Even in spring training, Bryce Harper plays the game with a focus and intensity that is matched by few.
That much was evident during Wednesday's Grapefruit League game against the St. Louis Cardinals. Harper was locked in as if the result would alter Washington's place in the standings, and the added emotion ended up boiling over into a fury as he took exception to a call at first base and was ultimately ejected for his outburst. Quite a rarity for a spring training game.

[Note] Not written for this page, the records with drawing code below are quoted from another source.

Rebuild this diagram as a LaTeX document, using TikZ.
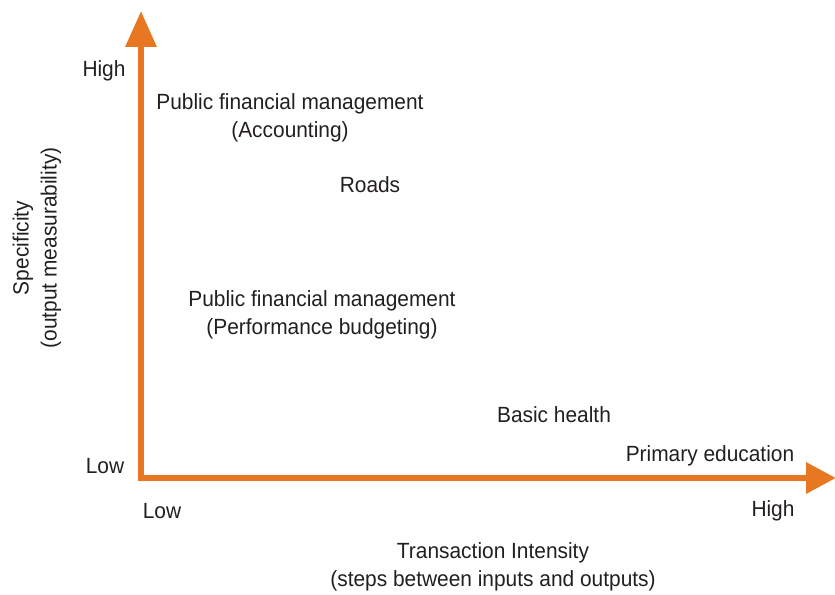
\documentclass[tikz,border=0pt]{standalone}
\usepackage{fontspec}
\setmainfont{Liberation Sans}[FakeStretch=0.95]
\usetikzlibrary{arrows.meta}
\definecolor{axisorange}{HTML}{E87722}
\definecolor{txt}{HTML}{231F20}
\begin{document}
\begin{tikzpicture}[x=1bp,y=-1bp,
  lbl/.style={inner sep=0pt,text=txt,font=\fontsize{22bp}{28bp}\selectfont,align=center},
  axisline/.style={draw=axisorange,line width=6.5bp,miter limit=10,
    {Triangle[length=36bp,width=30bp]}-{Triangle[length=30bp,width=30bp]}}]
\useasboundingbox (0,0) rectangle (835,595);
\coordinate (ytip) at (141,11);
\coordinate (origin) at (141,478);
\coordinate (xtip) at (836,478);
\draw[axisline] (ytip) -- (origin) -- (xtip);
\node[lbl] (yhigh) at (104,71) {High};
\node[lbl] (ylow) at (105,466) {Low};
\node[lbl] (xlow) at (162,511) {Low};
\node[lbl] (xhigh) at (773,511) {High};
\node[lbl,rotate=90] (ylabel) at (37,248) {Specificity\\(output measurability)};
\node[lbl] (xlabel) at (493,567) {Transaction Intensity\\(steps between inputs and outputs)};
\node[lbl] (pfma) at (290,118) {Public financial management\\(Accounting)};
\node[lbl] (roads) at (370,185) {Roads};
\node[lbl] (pfmp) at (322,315) {Public financial management\\(Performance budgeting)};
\node[lbl] (health) at (554,415) {Basic health};
\node[lbl] (educ) at (710,456) {Primary education};
\end{tikzpicture}
\end{document}
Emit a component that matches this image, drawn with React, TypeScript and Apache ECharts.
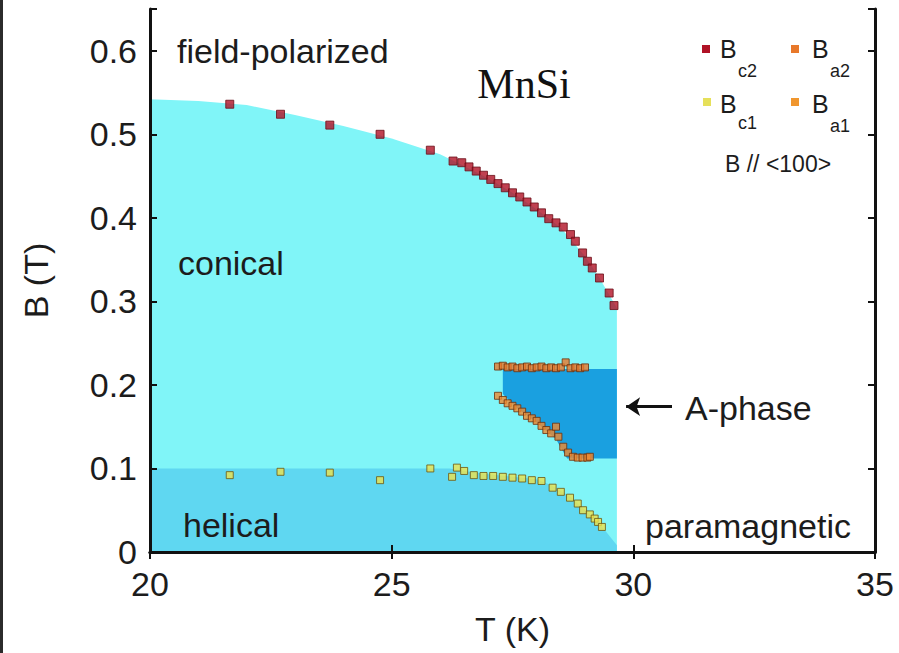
import React, { useEffect, useRef } from "react";
import * as echarts from "echarts";

// ---- data ----
const X_TICKS = [20, 25, 30, 35];
const Y_TICKS = [0, 0.1, 0.2, 0.3, 0.4, 0.5, 0.6];

// B_c2 (red)
const BC2_T = [21.65, 22.7, 23.72, 24.76, 25.8, 26.27, 26.45, 26.6, 26.75, 26.9, 27.05, 27.2, 27.35, 27.5, 27.65, 27.8, 27.95, 28.1, 28.25, 28.4, 28.55, 28.7, 28.8, 28.95, 29.05, 29.15, 29.3, 29.5, 29.6];
const BC2_B = [0.536, 0.524, 0.511, 0.5, 0.481, 0.468, 0.466, 0.461, 0.456, 0.451, 0.446, 0.441, 0.436, 0.43, 0.425, 0.419, 0.413, 0.406, 0.399, 0.394, 0.389, 0.38, 0.372, 0.358, 0.348, 0.34, 0.328, 0.31, 0.295];

// B_a2 (orange, upper A-phase boundary)
const BA2_T = [27.2, 27.3, 27.4, 27.5, 27.6, 27.7, 27.8, 27.9, 28.0, 28.1, 28.2, 28.3, 28.4, 28.5, 28.6, 28.7, 28.8, 28.9, 29.0];
const BA2_B = [0.222, 0.223, 0.221, 0.222, 0.22, 0.221, 0.222, 0.22, 0.221, 0.222, 0.22, 0.221, 0.22, 0.221, 0.227, 0.22, 0.221, 0.22, 0.221];

// B_a1 (orange, lower A-phase boundary)
const BA1_T = [27.2, 27.3, 27.4, 27.5, 27.6, 27.7, 27.8, 27.9, 28.0, 28.1, 28.2, 28.3, 28.4, 28.45, 28.55, 28.65, 28.75, 28.85, 28.95, 29.05, 29.1];
const BA1_B = [0.187, 0.182, 0.178, 0.175, 0.172, 0.168, 0.163, 0.16, 0.157, 0.151, 0.146, 0.142, 0.15, 0.138, 0.126, 0.119, 0.114, 0.113, 0.113, 0.113, 0.114];

// B_c1 (yellow)
const BC1_T = [21.65, 22.7, 23.72, 24.76, 25.8, 26.25, 26.35, 26.5, 26.7, 26.9, 27.1, 27.3, 27.5, 27.7, 27.9, 28.1, 28.33, 28.5, 28.69, 28.85, 28.96, 29.1, 29.2, 29.27, 29.35];
const BC1_B = [0.092, 0.096, 0.095, 0.086, 0.1, 0.09, 0.101, 0.097, 0.092, 0.091, 0.091, 0.09, 0.089, 0.088, 0.086, 0.085, 0.077, 0.072, 0.065, 0.058, 0.05, 0.045, 0.04, 0.036, 0.03];

// phase boundaries
const CONICAL_T = [20, 21, 22, 23, 24, 25, 26, 26.5, 27, 27.5, 28, 28.5, 29, 29.3, 29.66, 29.66, 20];
const CONICAL_B = [0.542, 0.54, 0.535, 0.523, 0.51, 0.495, 0.476, 0.462, 0.447, 0.43, 0.41, 0.388, 0.354, 0.328, 0.292, 0, 0];
const HELICAL_T = [20, 20, 26.2, 26.5, 27, 27.5, 28, 28.3, 28.7, 29.0, 29.3, 29.66, 29.66];
const HELICAL_B = [0, 0.1, 0.1, 0.097, 0.093, 0.09, 0.087, 0.08, 0.066, 0.05, 0.034, 0.008, 0];
const APHASE_T = [27.3, 29.66, 29.66, 28.63, 28.4, 28.0, 27.6, 27.3];
const APHASE_B = [0.219, 0.219, 0.112, 0.112, 0.135, 0.155, 0.172, 0.189];

const zip = (a: number[], b: number[]) => a.map((v, i) => [v, b[i]]);

const FONT = "'Liberation Sans', Arial, Helvetica, sans-serif";
const TXT = "#1c1c1c";

export default function App() {
  const ref = useRef<HTMLDivElement>(null);
  useEffect(() => {
    if (!ref.current) return;
    const chart = echarts.init(ref.current, undefined, { renderer: "svg" });

    const poly = (name: string, pts: number[][], color: string) => ({
      type: "custom",
      name,
      silent: true,
      z: 1,
      data: [[20, 0]],
      renderItem: (_p: any, api: any) => ({
        type: "polygon",
        shape: { points: pts.map((p) => api.coord(p)) },
        style: { fill: color },
      }),
    });

    const scatter = (name: string, data: number[][], color: string, border: string, size: number) => ({
      type: "scatter",
      name,
      z: 5,
      symbol: "rect",
      symbolSize: size,
      data,
      itemStyle: { color, borderColor: border, borderWidth: 1 },
    });

    const labelFmt = (v: number) => (Y_TICKS.some((t) => Math.abs(t - v) < 1e-6) ? String(Math.round(v * 10) / 10) : "");
    const xFmt = (v: number) => (X_TICKS.includes(v) ? String(v) : "");

    const axisLine = { show: true, lineStyle: { color: "#111", width: 3 } };
    const axisTick = { show: true, inside: true, length: 7, lineStyle: { color: "#111", width: 2 } };

    const text = (t: string, x: number, y: number, size: number, extra: any = {}) => ({
      type: "text",
      x,
      y,
      z: 50,
      style: {
        text: t,
        fontSize: size,
        fontFamily: FONT,
        fill: TXT,
        verticalAlign: "middle",
        align: "left",
        ...extra,
      },
    });

    const option: any = {
      animation: false,
      backgroundColor: "#ffffff",
      grid: { left: 150, right: 24, top: 9, bottom: 101 },
      xAxis: [
        {
          type: "value",
          min: 20,
          max: 35,
          interval: 5,
          name: "T (K)",
          nameLocation: "middle",
          nameGap: 60,
          nameTextStyle: { fontSize: 34, fontFamily: FONT, color: TXT },
          axisLine,
          axisTick,
          splitLine: { show: false },
          axisLabel: { fontSize: 34, fontFamily: FONT, color: TXT, margin: 15, formatter: xFmt },
          z: 10,
        },
        {
          type: "value",
          position: "top",
          min: 20,
          max: 35,
          interval: 5,
          axisLine,
          axisTick,
          splitLine: { show: false },
          axisLabel: { show: false },
          z: 10,
        },
      ],
      yAxis: [
        {
          type: "value",
          min: 0,
          max: 0.65,
          interval: 0.1,
          name: "B (T)",
          nameLocation: "middle",
          nameRotate: 90,
          nameGap: 97,
          nameTextStyle: { fontSize: 34, fontFamily: FONT, color: TXT },
          axisLine,
          axisTick,
          splitLine: { show: false },
          axisLabel: { fontSize: 34, fontFamily: FONT, color: TXT, margin: 13, formatter: labelFmt },
          z: 10,
        },
        {
          type: "value",
          position: "right",
          min: 0,
          max: 0.65,
          interval: 0.1,
          axisLine,
          axisTick,
          splitLine: { show: false },
          axisLabel: { show: false },
          z: 10,
        },
      ],
      series: [
        poly("conical", zip(CONICAL_T, CONICAL_B), "#80f5f8"),
        poly("helical", zip(HELICAL_T, HELICAL_B), "#5fd7f1"),
        poly("A-phase", zip(APHASE_T, APHASE_B), "#1aa0e0"),
        scatter("Bc2", zip(BC2_T, BC2_B), "#b01226", "#6a0e18", 8),
        scatter("Bc1", zip(BC1_T, BC1_B), "#eee24c", "#6b5612", 7),
        scatter("Ba2", zip(BA2_T, BA2_B), "#e8782a", "#6a300c", 7),
        scatter("Ba1", zip(BA1_T, BA1_B), "#f08a30", "#6a300c", 7),
        {
          type: "line",
          name: "arrow",
          data: [],
          silent: true,
          markLine: {
            silent: true,
            symbol: ["none", "arrow"],
            symbolSize: [14, 14],
            label: { show: false },
            lineStyle: { color: "#111", width: 3, type: "solid" },
            data: [[{ coord: [30.8, 0.174] }, { coord: [29.85, 0.174] }]],
          },
        },
      ],
      graphic: [
        { type: "rect", shape: { x: 0, y: 0, width: 3, height: 653 }, style: { fill: "#2b2b2b" }, z: 60 },
        text("field-polarized", 177, 51, 34),
        text("MnSi", 524, 84, 42, { fontFamily: "'Liberation Serif', 'Times New Roman', serif", align: "center", fill: "#111" }),
        text("conical", 178, 263, 34),
        text("helical", 183, 525, 34),
        text("paramagnetic", 645, 526, 34),
        text("A-phase", 685, 408, 34),
        text("B // <100>", 725, 164, 23),
        // legend
        { type: "rect", shape: { x: 702, y: 45, width: 8, height: 8 }, style: { fill: "#b01226" }, z: 50 },
        text("B", 720, 49, 25),
        text("c2", 738, 71, 18),
        { type: "rect", shape: { x: 791, y: 45, width: 8, height: 8 }, style: { fill: "#e8782a" }, z: 50 },
        text("B", 812, 49, 25),
        text("a2", 830, 71, 18),
        { type: "rect", shape: { x: 703, y: 98, width: 8, height: 8 }, style: { fill: "#e6e05a" }, z: 50 },
        text("B", 720, 104, 25),
        text("c1", 738, 123, 18),
        { type: "rect", shape: { x: 791, y: 98, width: 8, height: 8 }, style: { fill: "#f0962e" }, z: 50 },
        text("B", 812, 104, 25),
        text("a1", 830, 126, 18),
      ],
    };

    chart.setOption(option);
    return () => chart.dispose();
  }, []);

  return (
    <div
      ref={ref}
      style={{ position: "fixed", left: 0, top: 0, width: 899, height: 653, background: "#fff" }}
    />
  );
}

It happened in the fourth inning after Harper hit a slow roller to second baseman Mark Ellis. Ellis charged, made a clean barehand pick up and an accurate off-balance throw to nab Harper by inches. It was a tight play that was not formally reviewed, indicating the Nationals bench believed the call was correct. But Harper reacted to the call immediately and continued voicing his displeasure as he passed Gosney on his way to the dugout. The young umpire wasn't having it and didn't waste much time sending Harper to the showers.
It should probably be noted that Gosney was working alongside veteran umpires Angel Hernandez and CB Bucknor on Wednesday. Two guys not exactly known for their patience when the games actually count. One can only assume their philosophy during spring games doesn't include exhibiting more patience, and that philosophy likely rubbed off on Gosney.
That's not to say Harper didn't earn his ejection. While it's difficult to tell what exactly was said, it's clear the initial reaction was heated and didn't stop there.
The situation continued escalating after Harper reached the dugout. Because Harper would have to walk across the diamond to reach the clubhouse at the Cardinals spring facility, the Nationals questioned whether he should leave immediately or wait until the inning concluded. Manager Matt Williams and Bucknor got face-to-face over the issue, and it was determined the game wouldn't continue until Harper left.
As pointed out on the Cardinals broadcast, it wasn't a moment that will endear Harper to his critics. But that's just how Harper laces up his cleats. He's an emotional player that won't be changing his style any time soon, so it's only natural that as the Washington Nationals opener against the New York Mets next Monday nears, Harper makes sure his personal intensity dial is turned up to regular season ready well in advance.
It has nothing to do with his .214 batting average this spring. That will be long forgotten soon enough anyway. It's all about the mindset, and for better or for worse, Harper's seems to be right where he likes it.